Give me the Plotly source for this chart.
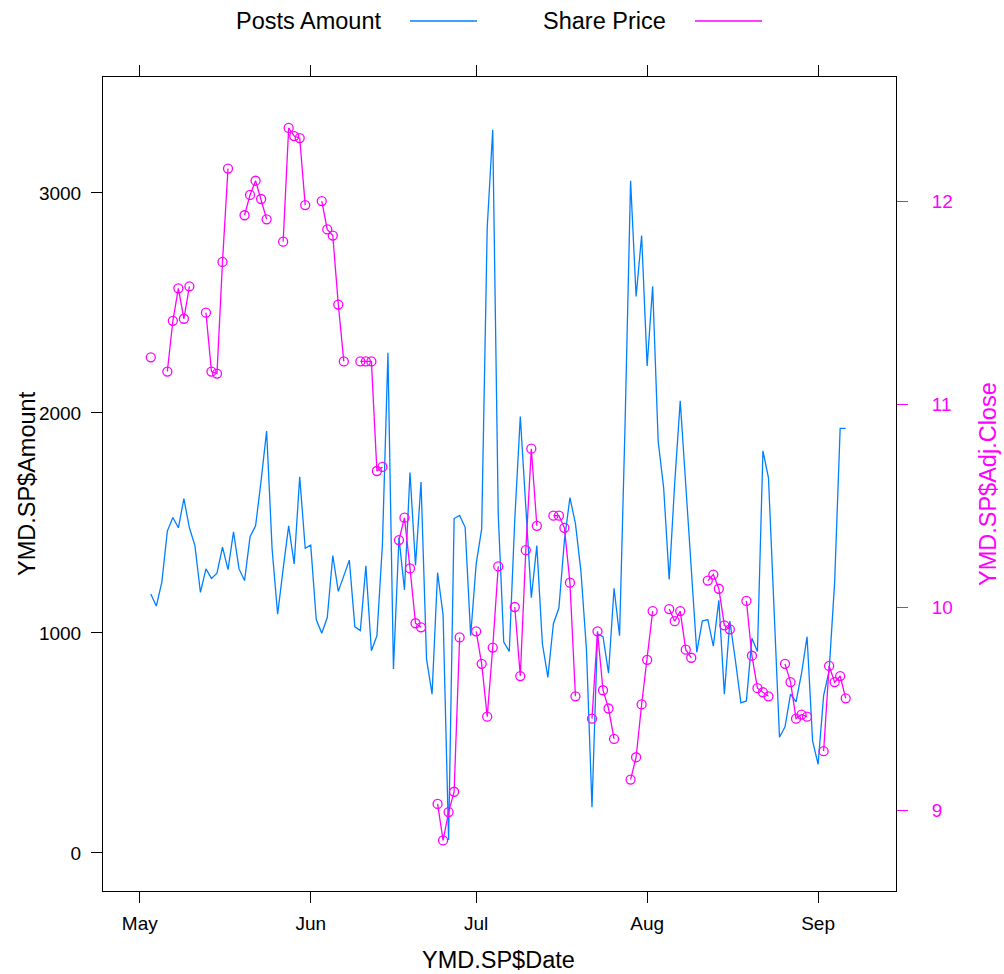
import pandas as pd
import plotly.graph_objects as go

# Daily observations, 2013-05-03 .. 2013-09-06
dates = pd.date_range("2013-05-03", "2013-09-06", freq="D")

# Number of posts per day
amount = [
    1177, 1122, 1231, 1463, 1525, 1478, 1610, 1478, 1397, 1184,
    1291, 1248, 1272, 1390, 1288, 1459, 1291, 1238, 1437, 1487,
    1691, 1918, 1381, 1085, 1291, 1487, 1314, 1710, 1385, 1399,
    1061, 999, 1070, 1352, 1189, 1260, 1331, 1028, 1011, 1305,
    919, 987, 1402, 2273, 836, 1433, 1196, 1729, 1307, 1686,
    881, 722, 1274, 1082, 59, 1520, 1534, 1480, 987, 1314,
    1473, 2842, 3287, 1538, 959, 916, 1516, 1984, 1563, 1160,
    1397, 952, 798, 1042, 1113, 1421, 1615, 1497, 1279, 924,
    208, 995, 983, 817, 1203, 987, 1950, 3055, 2529, 2806,
    2214, 2576, 1871, 1658, 1243, 1681, 2055, 1681, 1326, 912,
    1054, 1061, 940, 1148, 722, 1054, 876, 682, 691, 976,
    916, 1828, 1705, 1113, 526, 573, 722, 687, 817, 983,
    509, 403, 715, 829, 1231, 1930, 1930,
]

# Adjusted close; None on days without trading (weekends)
N = None
adj_close = [
    11.23, N, N,
    11.16, 11.41, 11.57, 11.42, 11.58, N, N,
    11.45, 11.16, 11.15, 11.70, 12.16, N, N,
    11.93, 12.03, 12.10, 12.01, 11.91, N, N,
    11.80, 12.36, 12.32, 12.31, 11.98, N, N,
    12.00, 11.86, 11.83, 11.49, 11.21, N, N,
    11.21, 11.21, 11.21, 10.67, 10.69, N, N,
    10.33, 10.44, 10.19, 9.92, 9.90, N, N,
    9.03, 8.85, 8.99, 9.09, 9.85, N, N,
    9.88, 9.72, 9.46, 9.80, 10.20, N, N,
    10.00, 9.66, 10.28, 10.78, 10.40, N, N,
    10.45, 10.45, 10.39, 10.12, 9.56, N, N,
    9.45, 9.88, 9.59, 9.50, 9.35, N, N,
    9.15, 9.26, 9.52, 9.74, 9.98, N, N,
    9.99, 9.93, 9.98, 9.79, 9.75, N, N,
    10.13, 10.16, 10.09, 9.91, 9.89, N, N,
    10.03, 9.76, 9.60, 9.58, 9.56, N, N,
    9.72, 9.63, 9.45, 9.47, 9.46, N, N,
    9.29, 9.71, 9.63, 9.66, 9.55,
]

month_ticks = ["2013-05-01", "2013-06-01", "2013-07-01", "2013-08-01", "2013-09-01"]
month_labels = ["May", "Jun", "Jul", "Aug", "Sep"]
amount_ticks = [0, 1000, 2000, 3000]
price_ticks = [9, 10, 11, 12]

BLUE = "#0080ff"
MAGENTA = "#ff00ff"
FONT = "Liberation Sans, Arial, sans-serif"

fig = go.Figure()

fig.add_trace(go.Scatter(
    x=dates, y=amount, mode="lines", name="Posts Amount",
    line=dict(color=BLUE, width=1.3), yaxis="y",
))

fig.add_trace(go.Scatter(
    x=dates, y=adj_close, mode="lines+markers", name="Share Price",
    line=dict(color=MAGENTA, width=1.3), connectgaps=False,
    marker=dict(symbol="circle-open", size=9, color=MAGENTA,
                line=dict(color=MAGENTA, width=1.3)),
    yaxis="y2",
))

L, R, T, B = 103, 896, 77, 891
W, H = 1004, 974


def px_x(px):
    return (px - L) / (R - L)


def px_y(py):
    return (B - py) / (B - T)


# Key above the panel: label text followed by a line sample
legend_y = px_y(21)
for label, right_px, seg, color in [
    ("Posts Amount", 383, (410, 477), BLUE),
    ("Share Price", 668, (695, 762), MAGENTA),
]:
    fig.add_annotation(
        x=px_x(right_px), y=legend_y, xref="paper", yref="paper",
        text=label, showarrow=False, xanchor="right", yanchor="middle",
        font=dict(size=23.5, color="black", family=FONT),
    )
    fig.add_shape(
        type="line", xref="paper", yref="paper",
        x0=px_x(seg[0]), x1=px_x(seg[1]), y0=legend_y, y1=legend_y,
        line=dict(color=color, width=1.3),
    )

# Axis titles
title_font = dict(size=23.5, family=FONT, color="black")
fig.add_annotation(x=px_x(498), y=px_y(960), xref="paper", yref="paper",
                   text="YMD.SP$Date", showarrow=False,
                   xanchor="center", yanchor="middle", font=title_font)
fig.add_annotation(x=px_x(27), y=px_y(484), xref="paper", yref="paper",
                   text="YMD.SP$Amount", showarrow=False, textangle=-90,
                   xanchor="center", yanchor="middle", font=title_font)
fig.add_annotation(x=px_x(988), y=px_y(484), xref="paper", yref="paper",
                   text="YMD.SP$Adj.Close", showarrow=False, textangle=-90,
                   xanchor="center", yanchor="middle",
                   font=dict(size=23.5, family=FONT, color=MAGENTA))

fig.update_layout(
    width=W, height=H, autosize=False,
    margin=dict(l=L, r=W - R, t=T, b=H - B, pad=0),
    paper_bgcolor="white", plot_bgcolor="white",
    showlegend=False,
    font=dict(family=FONT, color="black"),
    xaxis=dict(
        type="date",
        range=["2013-04-24 08:00", "2013-09-15 03:00"],
        tickmode="array", tickvals=month_ticks, ticktext=month_labels,
        ticks="outside", ticklen=11, tickwidth=1, tickcolor="black",
        showline=True, linecolor="black", linewidth=1, mirror="ticks",
        showgrid=False, zeroline=False,
        tickfont=dict(size=19, family=FONT),
        ticklabelstandoff=4,
    ),
    yaxis=dict(
        range=[-173, 3527],
        tickmode="array", tickvals=amount_ticks,
        ticks="outside", ticklen=11, tickwidth=1, tickcolor="black",
        showline=True, linecolor="black", linewidth=1, mirror=False,
        showgrid=False, zeroline=False,
        tickfont=dict(size=19, family=FONT),
        ticklabelposition="outside",
        ticklabelstandoff=6,
    ),
    yaxis2=dict(
        overlaying="y", side="right",
        range=[8.601, 12.611],
        tickmode="array", tickvals=price_ticks,
        ticks="outside", ticklen=11, tickwidth=1, tickcolor=MAGENTA,
        showline=True, linecolor="black", linewidth=1,
        showgrid=False, zeroline=False,
        tickfont=dict(size=19, family=FONT, color=MAGENTA),
        ticklabelposition="outside",
        ticklabelstandoff=20,
    ),
)

fig.write_html("out.html")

§ GIVEN PROBLEM
Take the listing above and print it exactly, apart from the pictures.

§ FULL SOLUTION
Give me the Plotly source for this chart.
import pandas as pd
import plotly.graph_objects as go

# Daily observations, 2013-05-03 .. 2013-09-06
dates = pd.date_range("2013-05-03", "2013-09-06", freq="D")

# Number of posts per day
amount = [
    1177, 1122, 1231, 1463, 1525, 1478, 1610, 1478, 1397, 1184,
    1291, 1248, 1272, 1390, 1288, 1459, 1291, 1238, 1437, 1487,
    1691, 1918, 1381, 1085, 1291, 1487, 1314, 1710, 1385, 1399,
    1061, 999, 1070, 1352, 1189, 1260, 1331, 1028, 1011, 1305,
    919, 987, 1402, 2273, 836, 1433, 1196, 1729, 1307, 1686,
    881, 722, 1274, 1082, 59, 1520, 1534, 1480, 987, 1314,
    1473, 2842, 3287, 1538, 959, 916, 1516, 1984, 1563, 1160,
    1397, 952, 798, 1042, 1113, 1421, 1615, 1497, 1279, 924,
    208, 995, 983, 817, 1203, 987, 1950, 3055, 2529, 2806,
    2214, 2576, 1871, 1658, 1243, 1681, 2055, 1681, 1326, 912,
    1054, 1061, 940, 1148, 722, 1054, 876, 682, 691, 976,
    916, 1828, 1705, 1113, 526, 573, 722, 687, 817, 983,
    509, 403, 715, 829, 1231, 1930, 1930,
]

# Adjusted close; None on days without trading (weekends)
N = None
adj_close = [
    11.23, N, N,
    11.16, 11.41, 11.57, 11.42, 11.58, N, N,
    11.45, 11.16, 11.15, 11.70, 12.16, N, N,
    11.93, 12.03, 12.10, 12.01, 11.91, N, N,
    11.80, 12.36, 12.32, 12.31, 11.98, N, N,
    12.00, 11.86, 11.83, 11.49, 11.21, N, N,
    11.21, 11.21, 11.21, 10.67, 10.69, N, N,
    10.33, 10.44, 10.19, 9.92, 9.90, N, N,
    9.03, 8.85, 8.99, 9.09, 9.85, N, N,
    9.88, 9.72, 9.46, 9.80, 10.20, N, N,
    10.00, 9.66, 10.28, 10.78, 10.40, N, N,
    10.45, 10.45, 10.39, 10.12, 9.56, N, N,
    9.45, 9.88, 9.59, 9.50, 9.35, N, N,
    9.15, 9.26, 9.52, 9.74, 9.98, N, N,
    9.99, 9.93, 9.98, 9.79, 9.75, N, N,
    10.13, 10.16, 10.09, 9.91, 9.89, N, N,
    10.03, 9.76, 9.60, 9.58, 9.56, N, N,
    9.72, 9.63, 9.45, 9.47, 9.46, N, N,
    9.29, 9.71, 9.63, 9.66, 9.55,
]

month_ticks = ["2013-05-01", "2013-06-01", "2013-07-01", "2013-08-01", "2013-09-01"]
month_labels = ["May", "Jun", "Jul", "Aug", "Sep"]
amount_ticks = [0, 1000, 2000, 3000]
price_ticks = [9, 10, 11, 12]

BLUE = "#0080ff"
MAGENTA = "#ff00ff"
FONT = "Liberation Sans, Arial, sans-serif"

fig = go.Figure()

fig.add_trace(go.Scatter(
    x=dates, y=amount, mode="lines", name="Posts Amount",
    line=dict(color=BLUE, width=1.3), yaxis="y",
))

fig.add_trace(go.Scatter(
    x=dates, y=adj_close, mode="lines+markers", name="Share Price",
    line=dict(color=MAGENTA, width=1.3), connectgaps=False,
    marker=dict(symbol="circle-open", size=9, color=MAGENTA,
                line=dict(color=MAGENTA, width=1.3)),
    yaxis="y2",
))

L, R, T, B = 103, 896, 77, 891
W, H = 1004, 974


def px_x(px):
    return (px - L) / (R - L)


def px_y(py):
    return (B - py) / (B - T)


# Key above the panel: label text followed by a line sample
legend_y = px_y(21)
for label, right_px, seg, color in [
    ("Posts Amount", 383, (410, 477), BLUE),
    ("Share Price", 668, (695, 762), MAGENTA),
]:
    fig.add_annotation(
        x=px_x(right_px), y=legend_y, xref="paper", yref="paper",
        text=label, showarrow=False, xanchor="right", yanchor="middle",
        font=dict(size=23.5, color="black", family=FONT),
    )
    fig.add_shape(
        type="line", xref="paper", yref="paper",
        x0=px_x(seg[0]), x1=px_x(seg[1]), y0=legend_y, y1=legend_y,
        line=dict(color=color, width=1.3),
    )

# Axis titles
title_font = dict(size=23.5, family=FONT, color="black")
fig.add_annotation(x=px_x(498), y=px_y(960), xref="paper", yref="paper",
                   text="YMD.SP$Date", showarrow=False,
                   xanchor="center", yanchor="middle", font=title_font)
fig.add_annotation(x=px_x(27), y=px_y(484), xref="paper", yref="paper",
                   text="YMD.SP$Amount", showarrow=False, textangle=-90,
                   xanchor="center", yanchor="middle", font=title_font)
fig.add_annotation(x=px_x(988), y=px_y(484), xref="paper", yref="paper",
                   text="YMD.SP$Adj.Close", showarrow=False, textangle=-90,
                   xanchor="center", yanchor="middle",
                   font=dict(size=23.5, family=FONT, color=MAGENTA))

fig.update_layout(
    width=W, height=H, autosize=False,
    margin=dict(l=L, r=W - R, t=T, b=H - B, pad=0),
    paper_bgcolor="white", plot_bgcolor="white",
    showlegend=False,
    font=dict(family=FONT, color="black"),
    xaxis=dict(
        type="date",
        range=["2013-04-24 08:00", "2013-09-15 03:00"],
        tickmode="array", tickvals=month_ticks, ticktext=month_labels,
        ticks="outside", ticklen=11, tickwidth=1, tickcolor="black",
        showline=True, linecolor="black", linewidth=1, mirror="ticks",
        showgrid=False, zeroline=False,
        tickfont=dict(size=19, family=FONT),
        ticklabelstandoff=4,
    ),
    yaxis=dict(
        range=[-173, 3527],
        tickmode="array", tickvals=amount_ticks,
        ticks="outside", ticklen=11, tickwidth=1, tickcolor="black",
        showline=True, linecolor="black", linewidth=1, mirror=False,
        showgrid=False, zeroline=False,
        tickfont=dict(size=19, family=FONT),
        ticklabelposition="outside",
        ticklabelstandoff=6,
    ),
    yaxis2=dict(
        overlaying="y", side="right",
        range=[8.601, 12.611],
        tickmode="array", tickvals=price_ticks,
        ticks="outside", ticklen=11, tickwidth=1, tickcolor=MAGENTA,
        showline=True, linecolor="black", linewidth=1,
        showgrid=False, zeroline=False,
        tickfont=dict(size=19, family=FONT, color=MAGENTA),
        ticklabelposition="outside",
        ticklabelstandoff=20,
    ),
)

fig.write_html("out.html")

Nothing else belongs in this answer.